Other benefits claimed for Six Sigma include increased stock price, improved processes and products quality, shorter cycle times, improved design and increased customer satisfaction (Lee, 2002; McAdam et al, 2005). Six Sigma has undergone a considerable evolution since the early manifestations (Folaron and Morgan, 2003; Abramowich, 2005). Initially it was a quality measurement approach based on statistical principles. Then it transformed to a disciplined processes improvement technique (based on reducing variation within the system with the help of a number of statistical tools). For example, Snee (1999) defined Six Sigma as an ‘approach that seeks to find and eliminate causes of mistakes or defects in business processes by focusing on outputs that are critical importance to customers’. The definition given in 1999 by Harry and Schroeder (1999) also defines Six Sigma as ‘a disciplined method of using extremely rigorous data gathering and statistical analysis to pinpoint sources of errors and ways of eliminating them’. In its current incarnation it is commonly presented as ‘a breakthrough strategy’ and even holistic quality philosophy (Pande, 2002; Eckes, 2001).
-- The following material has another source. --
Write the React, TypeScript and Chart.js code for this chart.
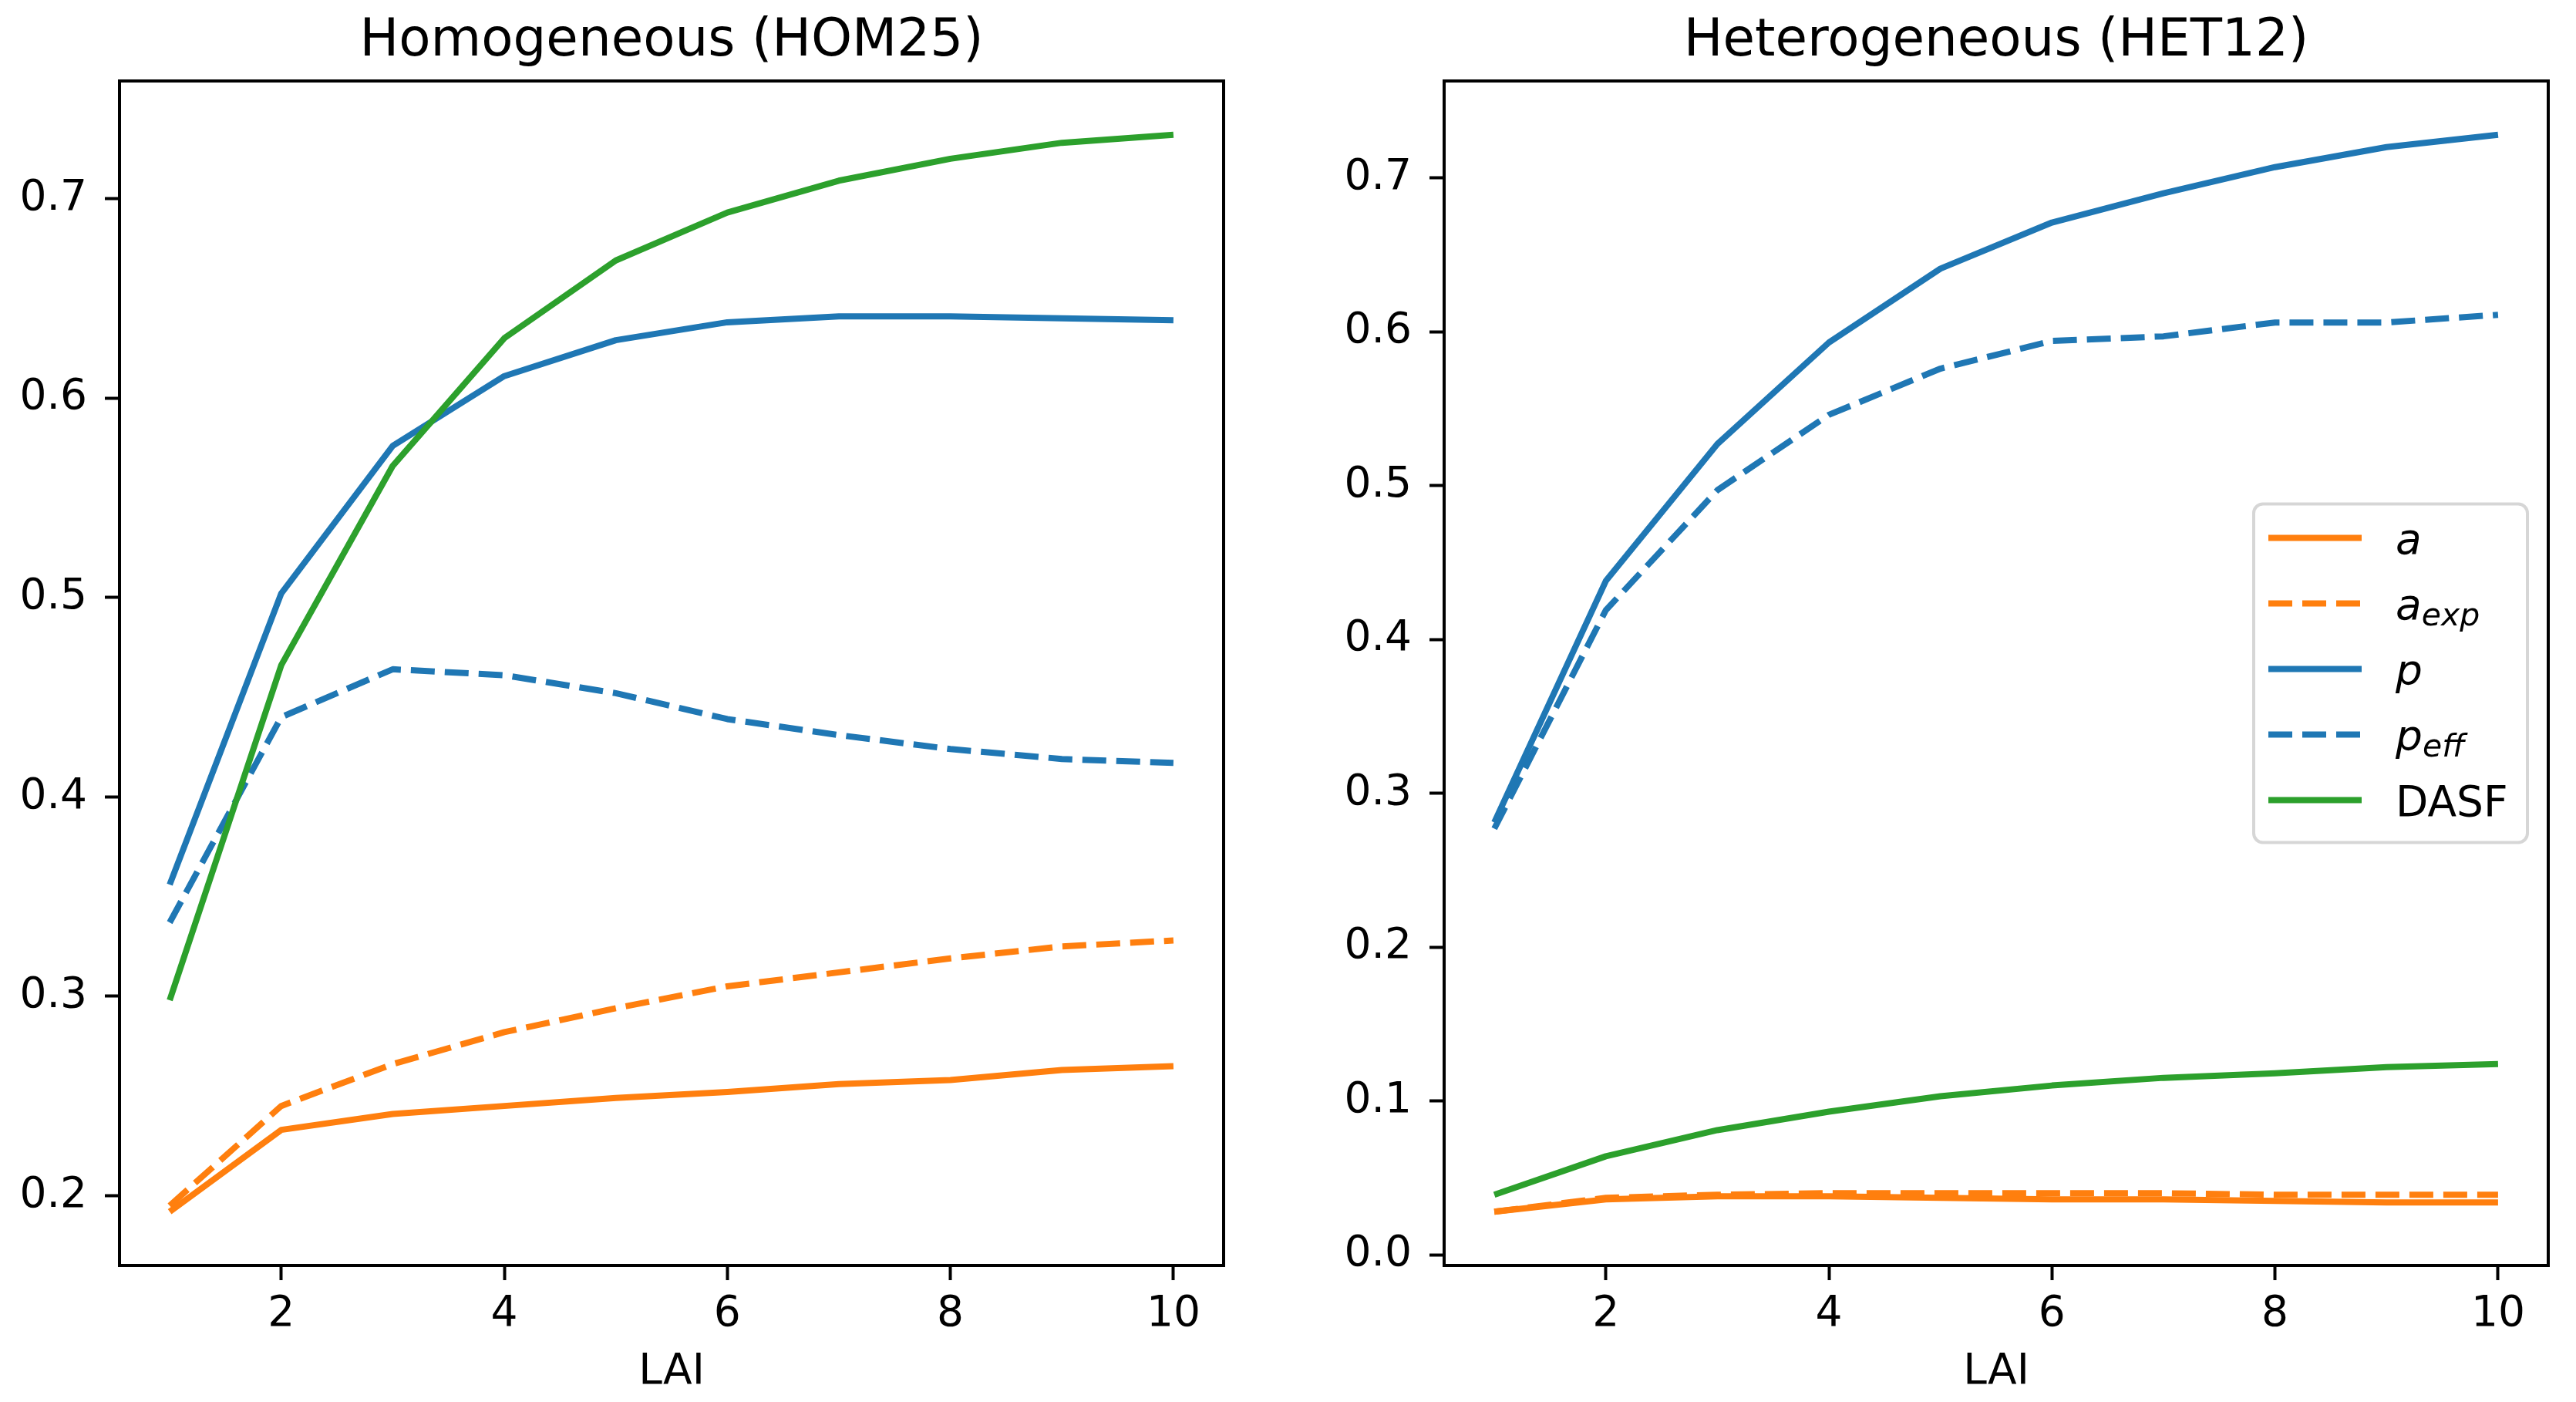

It is now generally accepted that Six Sigma is applicable to various environments such as service, transactions or software industry regardless the size of the business (Pande, 2002; Lee, 2002) and being adapted Six Sigma may lead to nearly perfect products and services. Moreover, Six Sigma is widening its areas of application very rapidly and there are examples of applying Six Sigma to predicting the probability of a company bankruptcy (Neagu and Hoerl, 2005) or finding opportunities for growth (Abramowich, 2005).
In the past five years, hundreds of organizations have indicated their interest in making Six Sigma their management philosophy of choice. While many of the businesses attempting to implement Six Sigma are well intentioned and want to implement Six Sigma properly just as General Electric did, there are also those impatient executives who now look on Six Sigma in the same way as they look on downsizing. This quick-fix approach to Six Sigma is a sure path to the same short-term results that prevent long-term profitability.It is worth noting that the evolution of Six Sigma is continuing with, for example, the integration of Lean Principles, development of a product/service variant (Design for Six Sigma) amongst others (De Mast, 2006).